You could put several green glow sticks between the outside of smaller bowl and the inside of the cauldron. No need to worry about foreign objects in the punch or electrical cords.


----------



## HauntedHorror (Aug 7, 2011)

I am planning to do this for my party (minus the cauldron) by using a clear punch bowl and a colored vase light underneath it. These are lights made to put under vases bto light them up, it's like a round flat base with a light inside. You can find then in different sizes and colors (or ones where you can change the color.)


----------



## halloween71 (Aug 9, 2007)

Lighted ice cubes.They are lights that look like ice but are waterproof lights.


----------



## Lot13 (Sep 7, 2008)

I am hoping to create the same effect you are talking about. I am having trouble finding a source in my area for dry ice though - who'd a thought that would be a problem!? Anyways, I am considering the led mister fogger. The one I have this link for is a red light but I have seen them in red, blue, green and purple led lights and hope to get the green one.

Has anybody tried this to tell me if it is effective or useless?
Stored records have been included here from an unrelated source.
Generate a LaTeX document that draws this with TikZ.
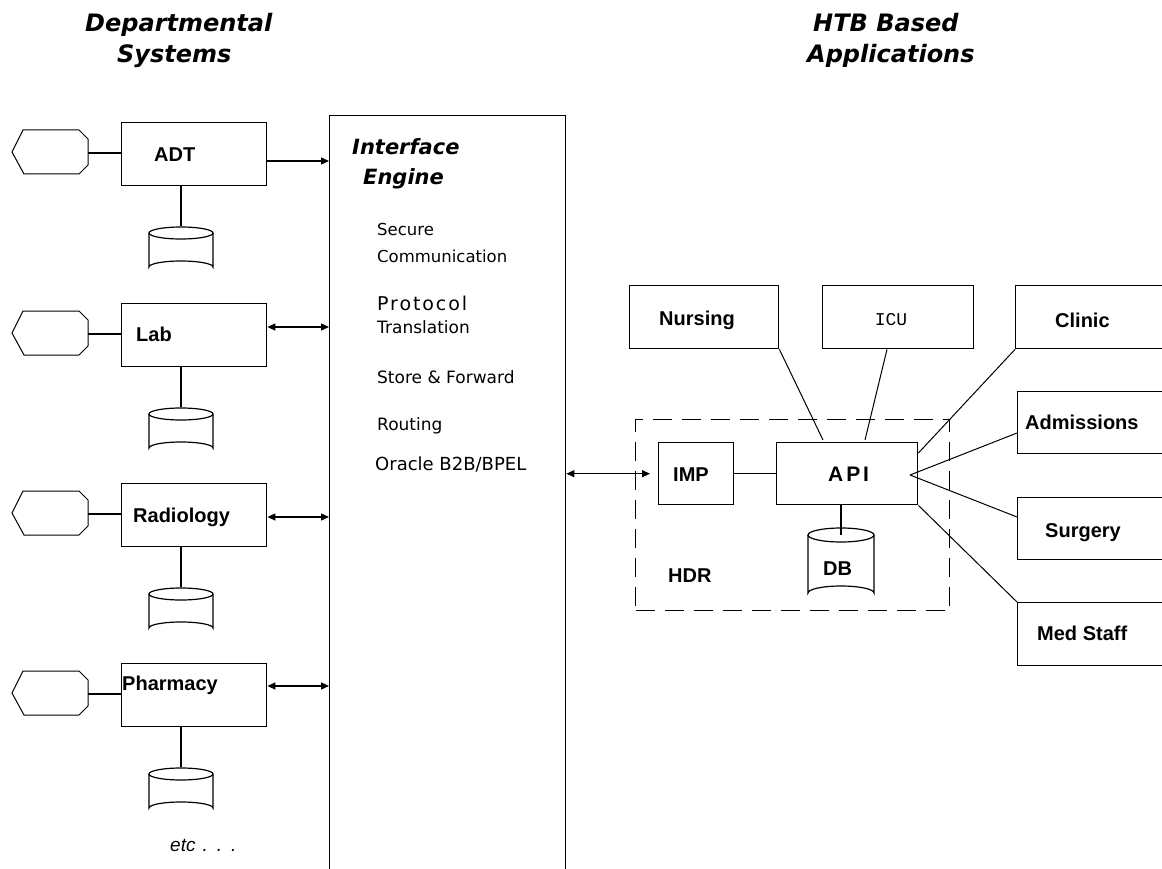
\documentclass[tikz,border=0pt]{standalone}
\usepackage{fontspec}
\setmainfont{Liberation Sans}
\newfontfamily\djv{DejaVu Sans}
\newfontfamily\libmono{Liberation Mono}
\usetikzlibrary{arrows.meta}
\newcommand\fs[1]{\fontsize{#1}{#1}\selectfont}
\newcommand\deptrow[6]{%
  \node[box, minimum width=145pt, minimum height=63pt] (#1) at (121,#2) {};
  \node[lbl] (#1-t) at (#4,#2+#5) {#3};
  \coordinate (#1-hex) at (88,#2+31);
  \draw[hexline] (12,#2+30) -- (23,#2+8) -- (79,#2+8) -- (88,#2+17) -- (88,#2+43) -- (79,#2+52) -- (24,#2+52) -- cycle;
  \draw[conn] (#1-hex) -- (#1.west |- #1-hex);
  \coordinate (#1-db) at (181,#2+111);
  \coordinate (#1-dbt) at (181,#2+104);
  \draw[conn] (#1.south -| #1-dbt) -- (#1-dbt);
  \draw[cyl] (149,#2+111) -- (149,#2+145) arc[start angle=180, end angle=0, x radius=32pt, y radius=6pt] -- (213,#2+111);
  \draw[cyl] (#1-db) ellipse [x radius=32pt, y radius=6pt];
  \coordinate (#1-a) at (0,#2+#6);
}
\begin{document}
\begin{tikzpicture}[x=1pt,y=-1pt,
  box/.style={draw, line width=1.4pt, inner sep=0pt, anchor=north west},
  lbl/.style={anchor=base west, inner sep=0pt, font=\fs{20}\bfseries},
  eng/.style={anchor=base west, inner sep=0pt, font=\djv\fs{17}},
  hdr/.style={anchor=base west, inner sep=0pt, font=\djv\fs{24}\bfseries\itshape},
  conn/.style={line width=1.4pt},
  thinl/.style={line width=1pt},
  hexline/.style={line width=1pt},
  cyl/.style={line width=1.2pt},
  arr/.style={line width=1.3pt, -{Triangle[length=8pt,width=7pt]}},
  darr/.style={line width=1.3pt, {Triangle[length=8pt,width=7pt]}-{Triangle[length=8pt,width=7pt]}},
]
\clip (0,0) rectangle (1162,869);
\fill[white] (0,0) rectangle (1162,869);

% headers
\node[hdr] (h1) at (85,32) {Departmental};
\node[hdr] (h2) at (117,63) {Systems};
\node[hdr] (h3) at (813,32) {HTB Based};
\node[hdr] (h4) at (807,63) {Applications};

% interface engine
\node[box, minimum width=236pt, minimum height=800pt] (engine) at (329,115) {};
\node[anchor=base west, inner sep=0pt, font=\djv\fs{21}\bfseries\itshape] (e1) at (352,155) {Interface};
\node[anchor=base west, inner sep=0pt, font=\djv\fs{21}\bfseries\itshape] (e2) at (363,185) {Engine};
\node[eng, font=\djv\fs{16.5}] (e3) at (377,236) {Secure};
\node[eng, font=\djv\fs{16.5}] (e4) at (377,262) {Communication};
\node[eng, font=\djv\fs{19}\addfontfeature{LetterSpace=10}] (e5) at (377,310) {Protocol};
\node[eng] (e6) at (377,333) {Translation};
\node[eng] (e7) at (377,383) {Store \& Forward};
\node[eng] (e8) at (377,430) {Routing};
\node[eng, font=\djv\fs{18}] (e9) at (375,470) {Oracle B2B/BPEL};

% departmental rows
\deptrow{adt}{122}{ADT}{154}{40}{39}
\deptrow{lab}{303}{Lab}{136}{38}{24}
\deptrow{rad}{483}{Radiology}{133}{39}{34}
\deptrow{pha}{663}{Pharmacy}{122}{27}{23}

\draw[arr] (adt.east |- adt-a) -- (engine.west |- adt-a);
\draw[darr] (lab.east |- lab-a) -- (engine.west |- lab-a);
\draw[darr] (rad.east |- rad-a) -- (engine.west |- rad-a);
\draw[darr] (pha.east |- pha-a) -- (engine.west |- pha-a);

\node[anchor=base west, inner sep=0pt, font=\fs{19}\itshape] (etc) at (170,851) {etc\hspace{7pt}.\hspace{9pt}.\hspace{9pt}.};

% HTB side
\node[box, minimum width=149pt, minimum height=63pt] (nursing) at (629,285) {};
\node[lbl] (nursing-t) at (659,325) {Nursing};
\node[box, minimum width=151pt, minimum height=63pt] (icu) at (822,285) {};
\node[anchor=base, inner sep=0pt, font=\libmono\fs{18}] (icu-t) at (891,325) {ICU};
\node[box, minimum width=160pt, minimum height=63pt] (clinic) at (1015,285) {};
\node[lbl] (clinic-t) at (1055,327) {Clinic};
\node[box, minimum width=160pt, minimum height=62pt] (adm) at (1017,391) {};
\node[lbl] (adm-t) at (1025,429) {Admissions};
\node[box, minimum width=160pt, minimum height=62pt] (surg) at (1017,497) {};
\node[lbl] (surg-t) at (1045,537) {Surgery};
\node[box, minimum width=160pt, minimum height=63pt] (med) at (1017,602) {};
\node[lbl] (med-t) at (1037,640) {Med Staff};

\node[box, dash pattern=on 19pt off 10pt, minimum width=314pt, minimum height=191pt] (hdr) at (635,419) {};
\node[box, minimum width=75pt, minimum height=62pt] (imp) at (658,442) {};
\node[lbl] (imp-t) at (673,481) {IMP};
\node[box, minimum width=141pt, minimum height=62pt] (api) at (776,442) {};
\node[anchor=base west, inner sep=0pt, font=\fs{21}\bfseries\addfontfeature{LetterSpace=14}] (api-t) at (828,481) {API};
\node[lbl] (hdr-t) at (668,582) {HDR};

% DB cylinder
\coordinate (dbtop) at (841,535);
\draw[cyl] (808,535) -- (808,593) arc[start angle=180, end angle=0, x radius=33pt, y radius=7pt] -- (874,535);
\draw[cyl] (dbtop) ellipse [x radius=33pt, y radius=7pt];
\node[lbl] (db-t) at (823,575) {DB};
\draw[conn] (api.south -| dbtop) -- (dbtop);

\draw[conn] (imp.east) -- (api.west);
\draw[darr] (engine.east |- imp.west) -- ([xshift=-8pt]imp.west);

\coordinate (apihub) at (910,475);
\draw[thinl] (nursing.south east) -- ([xshift=47pt,yshift=2pt]api.north west);
\draw[thinl] ([xshift=65pt]icu.south west) -- ([xshift=89pt,yshift=2pt]api.north west);
\draw[thinl] (clinic.south west) -- ([yshift=-11pt]api.north east);
\draw[thinl] ([yshift=-42pt]adm.north west) -- (apihub);
\draw[thinl] ([yshift=-20pt]surg.north west) -- (apihub);
\draw[thinl] (api.south east) -- (med.north west);
\end{tikzpicture}
\end{document}
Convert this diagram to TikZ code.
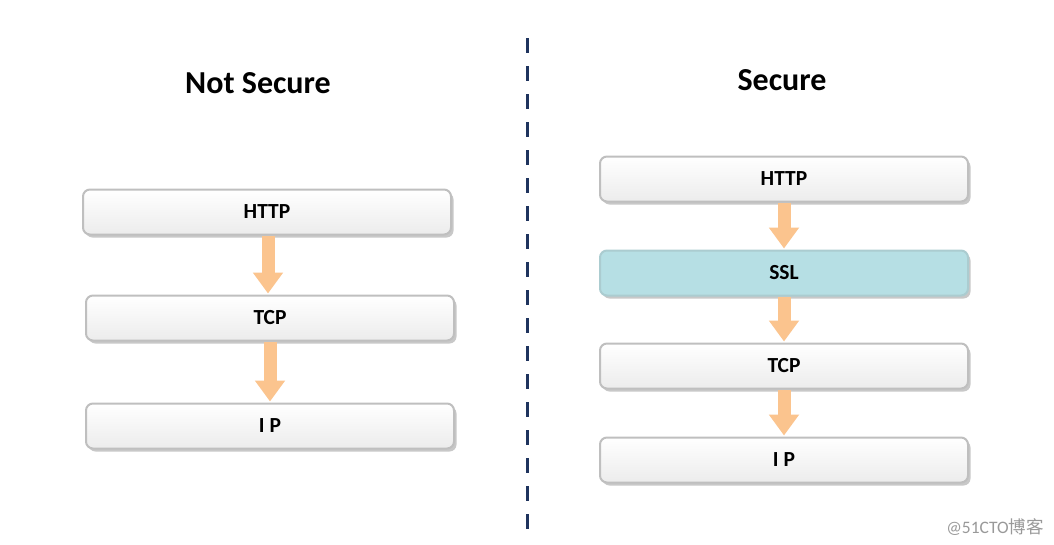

http://www.partycity.com/product/le...ll&from=Search&navSet=green+led+mister+fogger


----------



## JohnnyL (Aug 17, 2006)

You can get waterproof LEDs as well. Just hot glue them to the inside bottom of the bowl.


----------



## FrozenPumpkins (Jul 5, 2009)

Here's an interesting video I found:






I'd heard about the tonic water before, but I didn't know about energy drinks! Maybe serve your guests a tonic water-based punch under blacklight?


----------